L’évêque d’Hadrumète, Primasius († avant 567), qui se trouvait à Constantinople en 553, parut, de son côté, partager d’abord le même avis, car il signa le premier Constitutum de Vigile du 14 mai 553 : plus tard cependant il se rallia à la décision du concile. Il n’a d’ailleurs rien écrit sur la question et n’est connu que comme exégète. On a de lui un commentaire sur l’Apocalypse où sont largement cités saint Augustin et le donatiste Tyconius ; et l’on sait qu’il usa de son influence sur Junilius pour l’amener à composer ses Instituta regularia divinae legis. Junilius était un laïque africain d’origine qui remplissait à Constantinople les fonctions de quaestor sacri palatii. Ses Instituta forment une introduction à l’étude de l’Écriture. Il les donne comme une traduction remaniée d’un ouvrage de Paul de Nisibe, mais tout le fond et les conclusions reproduisent en réalité l’enseignement scripturaire de Théodore de Mopsueste. Par sa clarté méthodique, ce petit volume obtint en Occident un succès très vif.
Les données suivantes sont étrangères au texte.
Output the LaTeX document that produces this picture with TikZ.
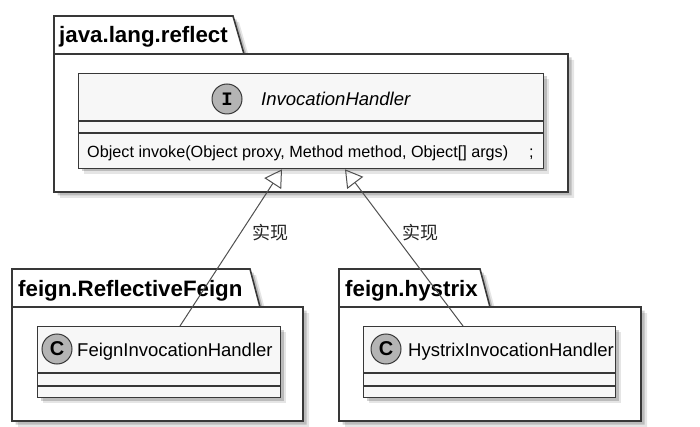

De saint Fulgence on peut rapprocher le diacre Fulgence Ferrand de Carthage, son disciple, peut-être son parent et, pense-t-on aussi, son biographe. Ferrand († avant 547) passait pour un des meilleurs théologiens de l’Afrique. Outre une Vie de saint Fulgence, il a laissé une douzaine de lettres, dont sept sur des matières théologiques, et un Abrégé des canons (Breviatio canonum) dans lequel, sous deux cent trente-deux titres, il donne, d’après les canons des conciles grecs et africains, un résumé de toute la discipline ecclésiastique. Ce travail de Ferrand, le premier de ce genre que l’Afrique ait connu, fut cité et complété plus tard par un certain Cresconius, évêque africain pense-t-on, qui composa, en trois cents articles, une Concorde des canons (Concordia canonum) basée sur les textes de Denys le Petit. Cet ouvrage est sûrement antérieur au viiie siècle, mais on n’en saurait fixer la date d’une façon plus précise.